それは、分かち合うべきものを、お互いに奪い合わねばならぬようにする
狂った上掛けに覆われている、と。
しかしヘイマーケット事件では彼は敗れました。

彼はその後、アメリカン鉄道組合のユージーン・デブスを弁護しますが、
その事件でも敗れ、デブスと組合幹部は監獄行きとなります。

彼が地道に小さな勝利を積み上げ、遂に、述べ10万名が関わったといわれる
無煙炭鉱の労働争議で勇名を轟かせるに至るのは、1902~1903年の
事です。
ダロウと彼の同僚たちは、ルーズヴェルト大統領が招集した委員会の席上で、
経営者と、彼らの弁護団を打ち破り、労働時間の短縮と賃金の改善を勝ち取り
ました。
以後、彼は労働者の権利拡大のため、著名な組合弁護士として奔走します。

が、何度も大きな事件を勝ち抜いた後、彼は「マクナマラ兄弟事件」で、
「弁護しようもないほど有罪のテロリスト」(ビル爆破等で相当なムチャ
クチャをやったようです)を弁護する羽目になり、検察側と極秘裏に
取引して、有罪を認めて兄弟の死刑のみは避ける戦術を採用しました。

これが「事件は経営者側のでっちあげ」と謳っていた組合側との決裂を招き、
ダロウは政治的にも個人的にも多くのものを失って労働運動と距離を置く
ようになります。

スコープス事件はその後起きた事です。
マッシー事件はほぼ、彼の晩年に近い時期となります。

大資本や経営者にまつわる彼の見解は、その経歴に相応しく批判的で、
かなり皮肉です。
労働市場の性質を考察して、彼は「オープン・ショップ」と云う随筆調の
文章を残しています。
その中で彼が主張するのは、要するに組合か、それに等しい機能を持つ組織
が労働市場を寡占しない限り(クローズド・ショップを形成しない限り)、
労働協約の破壊(賃金切り下げ)を最終的に阻止する手段はないと云う事です。

経営者が、同じ質なら最もコストの低い者を雇おうとするのは当然ですが、
それを際限なく許すと、賃金は最低水準まで落ちてしまう。
・・結果的にデフレスパイラルが内需を圧縮してしまい、経営者たち自身の
首も締めるのですが、その性質はダロウの時代となんら変わっていない。

ダロウの生涯は毀誉褒貶が激しく、その政治的・個人的主張と同様、左右に
激しく揺れ動きます。
彼は皮肉屋ですが熱血漢で、裁判の最終弁論となると、芸術的とも云える
美しい言葉を駆使して陪審員の心を動かします。
・・ですが、その美しい言葉を以って「正義が勝つ」かと云うと、・・・
彼は重大な節目で何度も敗北し、そこからまた這い上がる羽目になり、
彼の依頼人は監獄行きになったり、はなはだしい場合は死刑に処せられたり
する。

私が、彼の人間的魅力と共に記憶しているのは、金持ちと戦う羽目になる
のが、今も昔も馬鹿馬鹿しく不条理で、不公平な勝負を強いられる事だと
云う事です。
この100年、基本的な所は何も変わっていない。

・・そして、結局のところ、「何も変わっていない」のは、人間の知性や
能力の限界が、まだそんなものでしかないと云うことではないのか。
・・ダロウは彼らしく皮肉に塗り固めた表現で、
「人間はサルである。

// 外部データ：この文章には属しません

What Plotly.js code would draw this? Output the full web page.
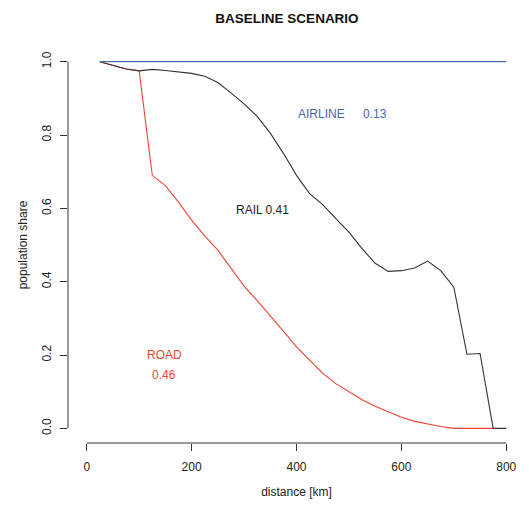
<!DOCTYPE html>
<html>
<head>
<meta charset="utf-8">
<script src="https://cdn.plot.ly/plotly-3.0.1.min.js"></script>
<style>html,body{margin:0;padding:0;background:#fff;}#chart{width:529px;height:505px;}</style>
</head>
<body>
<div id="chart"></div>
<script>
// distance grid (km)
const distance = [25,50,75,100,125,150,175,200,225,250,275,300,325,350,375,400,425,450,475,500,525,550,575,600,625,650,675,700,725,750,775,800];
// cumulative share: road + rail (black)
const railCum = [1.0,0.99,0.98,0.975,0.979,0.976,0.973,0.968,0.960,0.943,0.915,0.885,0.851,0.805,0.750,0.690,0.640,0.610,0.572,0.535,0.490,0.450,0.428,0.430,0.437,0.456,0.430,0.385,0.202,0.204,0.0,0.0];
// road share (red)
const roadDist = [25,50,75,100,125,150,175,200,225,250,275,300,325,350,375,400,425,450,475,500,525,550,575,600,625,650,675,700,725,750,775];
const roadShare = [1.0,0.99,0.98,0.975,0.69,0.662,0.617,0.568,0.525,0.486,0.437,0.388,0.348,0.308,0.265,0.222,0.185,0.150,0.122,0.100,0.078,0.060,0.045,0.030,0.019,0.011,0.005,0.0,0.0,0.0,0.0];
// airline cumulative (blue)
const airDist = [25,800];
const airCum = [1.0,1.0];
const xTicks = [0,200,400,600,800];
const yTicks = [0,0.2,0.4,0.6,0.8,1.0];
const yTickText = ["0.0","0.2","0.4","0.6","0.8","1.0"];
const labels = [
  {text:"AIRLINE", x:447, y:0.857, color:"#3f68a6"},
  {text:"0.13", x:549, y:0.857, color:"#3f68a6"},
  {text:"RAIL 0.41", x:336, y:0.595, color:"#222222"},
  {text:"ROAD", x:148, y:0.200, color:"#ee4433"},
  {text:"0.46", x:148, y:0.145, color:"#ee4433"}
];

const font = "Liberation Sans, Arial, sans-serif";
const traces = [
  {x:roadDist, y:roadShare, mode:"lines", line:{color:"#ee4433", width:1.1}, hoverinfo:"skip"},
  {x:distance, y:railCum, mode:"lines", line:{color:"#333333", width:1.1}, hoverinfo:"skip"},
  {x:airDist, y:airCum, mode:"lines", line:{color:"#4a70aa", width:1.1}, hoverinfo:"skip"}
];

const layout = {
  width:529, height:505,
  margin:{l:68, r:4, t:47, b:62},
  paper_bgcolor:"#fff", plot_bgcolor:"#fff",
  showlegend:false,
  font:{family:font, size:12, color:"#222"},
  title:{text:"<b>BASELINE SCENARIO</b>", font:{family:font, size:13.5, color:"#111"},
         x:287/529, xref:"container", xanchor:"center", y:1-18/505, yref:"container", yanchor:"middle"},
  xaxis:{range:[-35.7,835.7], tickvals:xTicks, ticks:"outside", ticklen:7, tickcolor:"#333",
         showgrid:false, zeroline:false, showline:false, ticklabelstandoff:6,
         tickfont:{family:font, size:12, color:"#222"},
         title:{text:"distance [km]", font:{family:font, size:12, color:"#222"}, standoff:14}},
  yaxis:{range:[-0.04,1.04], tickvals:yTicks, ticktext:yTickText, tickangle:-90, ticks:"outside", ticklen:7, tickcolor:"#333",
         showgrid:false, zeroline:false, showline:false, ticklabelstandoff:4,
         tickfont:{family:font, size:12, color:"#222"},
         title:{text:"population share", font:{family:font, size:12, color:"#222"}, standoff:10}},
  shapes:[
    {type:"line", xref:"x", yref:"paper", x0:0, x1:800, y0:0, y1:0, line:{color:"#333", width:1}},
    {type:"line", xref:"paper", yref:"y", x0:0, x1:0, y0:0, y1:1, line:{color:"#333", width:1}}
  ],
  annotations: labels.map(l => ({text:l.text, x:l.x, y:l.y, xref:"x", yref:"y", showarrow:false,
     xanchor:"center", yanchor:"middle", font:{family:font, size:12, color:l.color}}))
};

Plotly.newPlot("chart", traces, layout, {staticPlot:true, displayModeBar:false});
</script>
</body>
</html>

今もサルだし、昔もサルだった。そして今後も、
おそらくサルでしかない」
とのたまっていますが・・・
彼は、そのサルを見下すような男ではありませんでした。
同時代の弁護士で、彼がしたように黒人を弁護した者は少数です。
彼は娼婦であろうと泥棒であろうと弁護したと、彼の伝記作者は語っています。

人間は今も昔も愚かで、臆病で、保守的で、貪欲で、仲間を平然と殺し、むしりとる。
・・・しかし・・・
どう取り繕おうと、結局われわれはその同類なのです。
少なくとも、私はそう思います。
・・・その中で、むしりとられまいとすると同時に、無用にむしりとるまいとすれば・・
ダロウのように、矛盾を抱えながらあがきつづけるしかないのではないか。
私は、折に触れてそう思う事があります。

追伸:
私はダロウに関する知識の大半を、サイマル出版会の「アメリカは有罪だ」から得ました。
・・この本は1970年代に出版された本なので、とうに市場からは消えているかも知れませんが・・・
写真資料を含め、100年前のアメリカの事情の一端を伝えてくれる、なかなかの本でした。